From California's severe multiyear drought to El Niño-induced rainfall to retreating glaciers, the spotlight has been on the hydrological cycle. As the Year of Water, as proclaimed by the Geological Society of London (https://www.geolsoc.org.uk/water16), kicks off in 2016, Nature Geoscience is shining a light on the Earth's darkest water resources: those below ground. As discussed in a web focus published with this issue (http://www.nature.com/ngeo/focus/groundwater/index.html), groundwater — Earth's vast store of freshwater that is hidden beneath the continents — is not only an important component of the hydrological cycle, but its flow influences the workings of the other components of the Earth System.

Entire communities rely on groundwater as a freshwater resource. Yet, as Ying Fan explains in a News & Views piece on page 93 we know very little about how much groundwater there is and what journey it takes beneath our feet. Models of the Earth's global groundwater budget have relied on volume estimates from 40 years ago. In a much needed update, Gleeson et al. (page 161) map groundwater reservoirs on a global scale and estimate that there are 22.6 km3 of groundwater in the uppermost 2 km of the continental crust — a volume equivalent to a lake of 180 metres depth, if spread across the entire global land surface. The volume of groundwater thereby far exceeds all other freshwater stores on Earth.

Unlike water that enters a flowing river and is swiftly discharged, water that reaches the subsurface can take a range of flow paths. As a result, an aquifer contains a mixture of groundwater of various ages. Young groundwater derives from recent, local precipitation and is sensitive to local climate conditions, whereas old groundwater was recharged long ago, is often from elsewhere and may reflect larger scale (both spatially and temporally) climatic conditions. The most accessible and easily recharged groundwater is a finite resource: Gleeson et al. find that less than 6% of the total global groundwater store was recharged less than 50 years ago.

The youngest groundwater is not only the most renewable groundwater resource but it is also the most sensitive to climate variations and land use changes, and is vulnerable to contamination. Streams are fed by groundwater and the youngest groundwater and the contaminant species it carries have a disproportionate influence on stream water quality. Specifically, Jasechko et al. (page 126) report that a third of global river discharge derives from groundwater that was recharged by precipitation less than a few months earlier — representing less than 0.1% of the global groundwater store. This highlights the influence that a tiny fraction of the world's groundwater has on the above-ground hydrological cycle and environment, and the need to better understand the biogeochemical processes affecting young groundwater.

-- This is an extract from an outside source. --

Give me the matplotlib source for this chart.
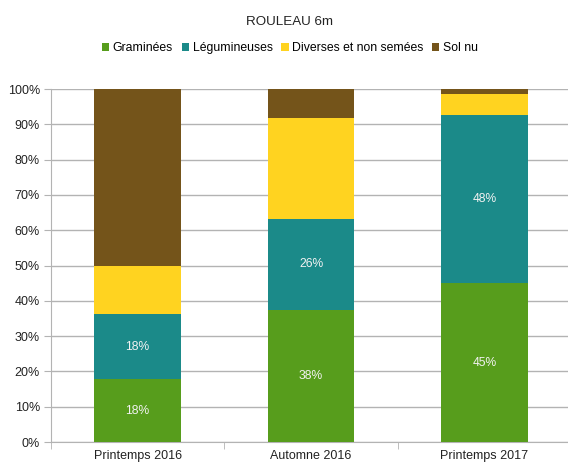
import matplotlib
matplotlib.use("Agg")
import matplotlib.pyplot as plt
import numpy as np

plt.rcParams['font.family'] = ['Liberation Sans', 'DejaVu Sans']

categories = ["Printemps 2016", "Automne 2016", "Printemps 2017"]
series_names = ["Graminées", "Légumineuses", "Diverses et non semées", "Sol nu"]
graminees = [17.8, 37.5, 45.0]
legumineuses = [18.5, 25.7, 47.6]
diverses = [13.6, 28.6, 6.0]
sol_nu = [50.1, 8.2, 1.4]
labelled = [True, True, False, False]
colors = ["#579d1c", "#1b8a89", "#ffd320", "#74541a"]

fig = plt.figure(figsize=(5.68, 4.65), dpi=100)
ax = fig.add_axes([51/568, 1-442/465, 520/568, (442-89)/465])

x = np.arange(len(categories))
bottom = np.zeros(len(categories))
for name, vals, col, lab in zip(series_names, [graminees, legumineuses, diverses, sol_nu], colors, labelled):
    vals = np.array(vals)
    ax.bar(x, vals, 0.5, bottom=bottom, color=col, label=name, zorder=3)
    if lab:
        for xi, b, v in zip(x, bottom, vals):
            ax.text(xi, b + v/2, f"{v:.0f}%", ha='center', va='center',
                    color='#f2f2f2', fontsize=8.7, zorder=4)
    bottom += vals

ax.set_xlim(-0.5, 2.5)
ax.set_ylim(0, 100)
ax.set_yticks(np.arange(0, 101, 10))
ax.set_yticklabels([f"{v}%" for v in range(0, 101, 10)], fontsize=9, color='#222222')
ax.set_xticks(x)
ax.set_xticklabels(categories, fontsize=9, color='#222222')
ax.set_xticks([-0.5, 0.5, 1.5, 2.5], minor=True)
ax.tick_params(axis='x', which='major', length=0, pad=6)
ax.tick_params(axis='x', which='minor', length=5, color='#b3b3b3')
ax.tick_params(axis='y', length=5, color='#b3b3b3', pad=3)
ax.grid(axis='y', color='#b3b3b3', linewidth=1, zorder=0)
for s in ['top', 'right']:
    ax.spines[s].set_visible(False)
for s in ['left', 'bottom']:
    ax.spines[s].set_color('#b3b3b3')
ax.set_axisbelow(True)

fig.text(290/568, 1-22/465, "ROULEAU 6m", ha='center', va='center', fontsize=9.6, color='#222222')
fig.legend(loc='center', bbox_to_anchor=(290/568, 1-48/465), ncol=4, frameon=False,
           fontsize=8.8, handlelength=0.6, handleheight=0.6, handletextpad=0.3,
           columnspacing=0.7, borderpad=0, borderaxespad=0)

fig.savefig("out.png", dpi=100)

NASA's Gravity Recovery and Climate Experiment (GRACE) satellites are remotely monitoring changes in groundwater storage across the globe, including in drought-stricken California, USA (from left to right: June 2002, 2008 and 2014). Credit: NASA/JPL-CALTECH/UNIV. OF CALIFORNIA, IRVINE

Although drought may begin as a lack of precipitation, meteorological drought propagates to hydrological drought, which can include below-normal groundwater levels. As Van Loon et al. argue in a commentary on page 89, both natural climatic changes and human activities influence drought and the feedbacks are complex. Anthropogenic groundwater abstraction acts to further exacerbate drought. For example, increased groundwater withdrawal to offset soil moisture deficit in agricultural regions during meteorologically dry years has led to severe groundwater depletions in India over the past decade (page 98). Particularly troubling, although not surprising, is Gleeson and co-workers' assertion that there is little young groundwater in arid regions where water is in high demand. Instead, people are unsustainably withdrawing older groundwater, only a fraction of which is being replenished.

The Earth's groundwater reserves not only feed rivers and sate the thirst and agricultural needs of society, but influence the solid Earth in which they circulate. For example, the flow of groundwater — cool in recharge areas and warm in discharge areas — redistributes heat in the surrounding rocks and can induce cooling of the lithosphere beneath groundwater basins by up to tens of degrees Celsius (H. Kooi, Nature Geosci. http://dx.doi.org/10.1038/ngeo2642; 2016) and potentially affect temperature-dependent metamorphic and tectonic processes at these depths too.

Despite these advances, what we know about the available reservoirs of groundwater and their interactions with other components of the Earth system is outweighed by what we do not know. Much research attention has been focused on the water visible above ground — just the tip of the Earth's hydrological iceberg, as it were. It is time we more fully explored the millions of cubic kilometres of water that circulate beneath the Earth's surface upon which our planet and its inhabitants rely.